Friedman, along with his wife Tammy and daughter Talya, were greeted at Tel Aviv's Ben Gurion International Airport by Israeli Foreign Ministry representative Meron Reuben.
Later Monday, Friedman is expected to meet with Prime Minister Benjamin Netanyahu. He is slated to present his credentials to President Reuven Rivlin on Tuesday.
After his arrival in Tel Aviv, Friedman visited the Western Wall in Jerusalem, praying there and kissing the sacred site, the holiest location where Jews are allowed to pray.
Friedman, a frequent visitor to Jerusalem, did not comment to reporters but did speak near the wall with Steven Tyler of American rock band Aerosmith, in town for a concert.
"I prayed for the health of my family," he said, "I prayed for the President and I wished him success especially in his upcoming trip."
"God bless the United States and God bless [Israel] and of course the great and unbreakable ties between them" he added.
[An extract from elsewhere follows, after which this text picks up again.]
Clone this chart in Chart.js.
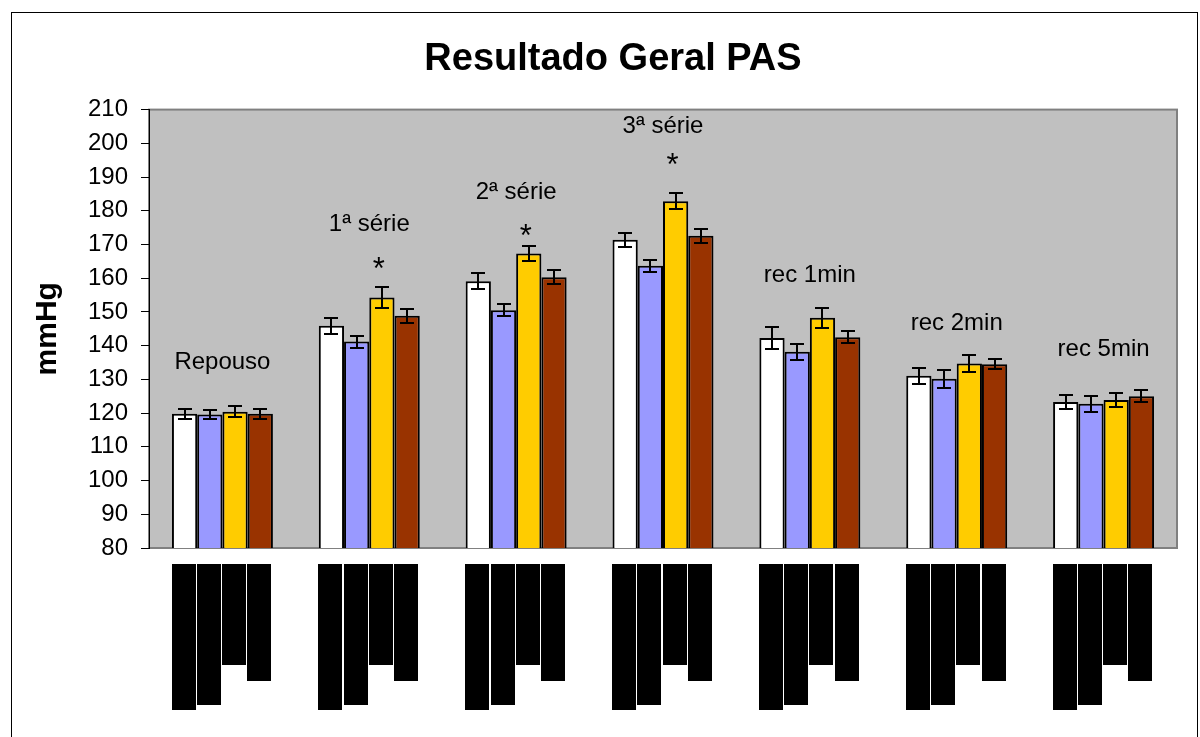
<!DOCTYPE html>
<html>
<head>
<meta charset="utf-8">
<script src="https://cdn.jsdelivr.net/npm/chart.js@4.4.0/dist/chart.umd.min.js"></script>
<style>
html, body { margin: 0; padding: 0; background: #fff; }
#wrap { width: 1200px; height: 737px; position: relative; }
</style>
</head>
<body>
<div id="wrap"><canvas id="chart"></canvas></div>
<script>
// categories (group captions drawn above each group)
const groups = ['Repouso', '1ª série', '2ª série', '3ª série', 'rec 1min', 'rec 2min', 'rec 5min'];

// mean values (mmHg) and error bar half-lengths, per bar series
const serie1 = [119.8, 145.9, 159.1, 171.4, 142.3, 131.1, 123.3];
const serie1Err = [1.5, 2.4, 2.4, 2.1, 3.3, 2.4, 2.1];
const serie2 = [119.6, 141.2, 150.5, 163.7, 138.2, 130.2, 122.8];
const serie2Err = [1.2, 1.8, 1.8, 1.8, 2.4, 2.7, 2.4];
const serie3 = [120.4, 154.3, 167.3, 182.8, 148.3, 134.7, 123.9];
const serie3Err = [1.7, 3.0, 2.3, 2.4, 3.0, 2.4, 2.1];
const serie4 = [119.8, 148.9, 160.3, 172.6, 142.5, 134.5, 125.0];
const serie4Err = [1.5, 2.1, 2.1, 2.1, 1.7, 1.5, 1.8];

// where the group captions and significance marks sit (mmHg)
const groupLabelLevel = [135, 175.9, 185.4, 205, 160.8, 146.5, 138.8];
const asteriskLevel = [null, 165, 175, 196, null, null, null];

// y axis
const yMin = 80;
const yMax = 210;
const yStep = 10;

const FONT = 'Liberation Sans, Arial, sans-serif';

const plotBackground = {
    id: 'plotBackground',
    beforeDraw(chart) {
        const { ctx, chartArea: a } = chart;
        ctx.save();
        // outer chart frame
        ctx.strokeStyle = '#000';
        ctx.lineWidth = 1;
        ctx.strokeRect(11.5, 12.5, 1186, 740);
        // plot area
        ctx.fillStyle = '#c0c0c0';
        ctx.fillRect(a.left, a.top, a.right - a.left, a.bottom - a.top);
        ctx.strokeStyle = '#808080';
        ctx.lineWidth = 2;
        ctx.strokeRect(a.left, a.top, a.right - a.left, a.bottom - a.top);
        ctx.restore();
    }
};

const errorBars = {
    id: 'errorBars',
    afterDatasetsDraw(chart) {
        const ctx = chart.ctx;
        const y = chart.scales.y;
        ctx.save();
        ctx.strokeStyle = '#000';
        ctx.lineWidth = 2;
        chart.data.datasets.forEach((ds, i) => {
            chart.getDatasetMeta(i).data.forEach((bar, j) => {
                const v = ds.data[j];
                const e = ds.errors[j];
                const top = Math.round(y.getPixelForValue(v + e));
                const bot = Math.round(y.getPixelForValue(v - e));
                const x = Math.round(bar.x);
                ctx.beginPath();
                ctx.moveTo(x, top); ctx.lineTo(x, bot);
                ctx.moveTo(x - 7, top); ctx.lineTo(x + 7, top);
                ctx.moveTo(x - 7, bot); ctx.lineTo(x + 7, bot);
                ctx.stroke();
            });
        });
        ctx.restore();
    }
};

const groupCaptions = {
    id: 'groupCaptions',
    afterDatasetsDraw(chart) {
        const { ctx, scales: { x, y } } = chart;
        ctx.save();
        ctx.fillStyle = '#000';
        ctx.textAlign = 'center';
        ctx.textBaseline = 'middle';
        ctx.font = '24px ' + FONT;
        groups.forEach((g, i) => {
            ctx.fillText(g, x.getPixelForValue(i), y.getPixelForValue(groupLabelLevel[i]));
        });
        // asterisks above the third series
        const meta = chart.getDatasetMeta(2);
        ctx.font = '31px ' + FONT;
        ctx.textBaseline = 'alphabetic';
        asteriskLevel.forEach((lv, i) => {
            if (lv === null) return;
            ctx.fillText('*', meta.data[i].x - 3, y.getPixelForValue(lv) + 18);
        });
        ctx.restore();
    }
};

// series names under the bars are blacked out in the source
const hiddenNames = {
    id: 'hiddenNames',
    afterDraw(chart, args, opts) {
        const { ctx, chartArea } = chart;
        ctx.save();
        ctx.fillStyle = '#000';
        chart.data.datasets.forEach((ds, i) => {
            chart.getDatasetMeta(i).data.forEach((bar) => {
                ctx.fillRect(Math.round(bar.x - 13), chartArea.bottom + 16, 24, opts.heights[i]);
            });
        });
        ctx.restore();
    }
};

function barSet(data, errors, color) {
    return {
        data: data,
        errors: errors,
        backgroundColor: color,
        borderColor: '#000',
        borderWidth: 2,
        borderSkipped: false,
        categoryPercentage: 0.6875,
        barPercentage: 1.0
    };
}

new Chart(document.getElementById('chart'), {
    type: 'bar',
    data: {
        labels: groups,
        datasets: [
            barSet(serie1, serie1Err, '#ffffff'),
            barSet(serie2, serie2Err, '#9999ff'),
            barSet(serie3, serie3Err, '#ffcc00'),
            barSet(serie4, serie4Err, '#993300')
        ]
    },
    options: {
        responsive: true,
        maintainAspectRatio: false,
        animation: false,
        layout: { padding: { left: 49, right: 23, top: 0, bottom: 189 } },
        plugins: {
            legend: { display: false },
            tooltip: { enabled: false },
            title: {
                display: true,
                text: 'Resultado Geral PAS',
                color: '#000',
                font: { family: FONT, size: 38, weight: 'bold' },
                padding: { top: 37, bottom: 27 }
            },
            hiddenNames: { heights: [146, 141, 101, 117] }
        },
        scales: {
            x: {
                display: false
            },
            y: {
                min: yMin,
                max: yMax,
                ticks: {
                    stepSize: yStep,
                    color: '#000',
                    padding: 13,
                    font: { family: FONT, size: 24 }
                },
                grid: {
                    drawOnChartArea: false,
                    drawTicks: true,
                    tickLength: 8,
                    color: '#000'
                },
                border: { display: true, color: '#000', width: 1 },
                title: {
                    display: true,
                    text: 'mmHg',
                    color: '#000',
                    font: { family: FONT, size: 30, weight: 'bold' },
                    padding: { top: -19, bottom: 0 }
                },
                afterFit(scale) { scale.width = 100; }
            }
        }
    },
    plugins: [plotBackground, errorBars, groupCaptions, hiddenNames]
});
</script>
</body>
</html>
Friedman's nomination sparked controversy, with protests from activists repeatedly interrupting his confirmation hearings earlier this year.
The Jewish-American bankruptcy lawyer has expressed skepticism over the two-state solution to the Israeli-Palestinian conflict, the basis of years of US peace efforts.
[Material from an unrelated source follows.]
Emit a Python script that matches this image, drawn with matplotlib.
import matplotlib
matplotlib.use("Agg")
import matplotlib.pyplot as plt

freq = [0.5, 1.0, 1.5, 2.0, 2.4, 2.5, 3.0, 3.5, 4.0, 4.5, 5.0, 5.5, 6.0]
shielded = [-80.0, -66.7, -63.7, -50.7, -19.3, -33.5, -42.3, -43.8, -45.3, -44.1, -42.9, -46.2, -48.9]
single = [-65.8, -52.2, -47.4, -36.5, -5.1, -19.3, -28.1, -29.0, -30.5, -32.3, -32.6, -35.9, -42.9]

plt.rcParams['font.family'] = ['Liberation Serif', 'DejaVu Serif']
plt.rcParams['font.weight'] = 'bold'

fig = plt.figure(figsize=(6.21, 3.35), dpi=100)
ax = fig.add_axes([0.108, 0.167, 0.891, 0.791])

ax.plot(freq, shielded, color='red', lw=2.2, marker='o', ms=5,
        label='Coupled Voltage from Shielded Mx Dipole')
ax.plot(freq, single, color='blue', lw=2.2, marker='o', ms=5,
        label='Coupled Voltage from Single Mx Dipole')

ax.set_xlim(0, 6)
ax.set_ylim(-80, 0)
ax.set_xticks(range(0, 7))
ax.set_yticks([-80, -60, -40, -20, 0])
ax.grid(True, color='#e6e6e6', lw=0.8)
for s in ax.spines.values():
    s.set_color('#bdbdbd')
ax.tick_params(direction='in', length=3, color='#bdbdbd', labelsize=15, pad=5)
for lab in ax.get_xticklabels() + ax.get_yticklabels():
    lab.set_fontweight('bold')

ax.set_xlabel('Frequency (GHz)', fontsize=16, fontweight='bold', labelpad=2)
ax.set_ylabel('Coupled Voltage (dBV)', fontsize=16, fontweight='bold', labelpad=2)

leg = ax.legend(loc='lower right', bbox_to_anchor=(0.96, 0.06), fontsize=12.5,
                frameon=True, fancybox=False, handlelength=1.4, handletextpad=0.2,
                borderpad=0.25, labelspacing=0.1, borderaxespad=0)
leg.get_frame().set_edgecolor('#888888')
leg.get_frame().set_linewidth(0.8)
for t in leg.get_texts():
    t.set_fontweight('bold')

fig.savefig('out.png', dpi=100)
He has also advocated breaking with decades of precedent by moving the American embassy from Tel Aviv to the disputed city of Jerusalem, a prospect deeply alarming to Palestinians.
He has also clashed with American Jewish progressive groups, notably dubbing liberals "worse than kapos", a reference to Jewish collaborators who worked as guards in Nazi concentration camps.
Friedman's support for settlements has drawn particular attention. He serves as president of American Friends of Bet El Institutions, an organization that supports a large West Bank settlement just outside Ramallah.
However, in his confirmation hearing Friedman changed course, claiming he would be "delighted" if Israel and the Palestinians could achieve a two-state solution and that it remains the “best possibility” for peace in the region.
"I would be delighted to see peace come to this region where people have suffered on both sides for so long," he said, further stating "I do not support Israeli annexation of the West Bank."
He went on to say that his skepticism for the solution was based solely on an “unwillingness to renounce terror and accept Israel as a Jewish state,” and expressed doubt over the Palestinian's commitment to peace.
He also told the committee that he thought expanding settlements past their current borders would be "unhelpful."
Prime Minister Benjamin Netanyahu praised Friedman's appointment and Senate confirmation, saying at the time that he "will be warmly welcomed as President Trump's representative and a close friend of Israel."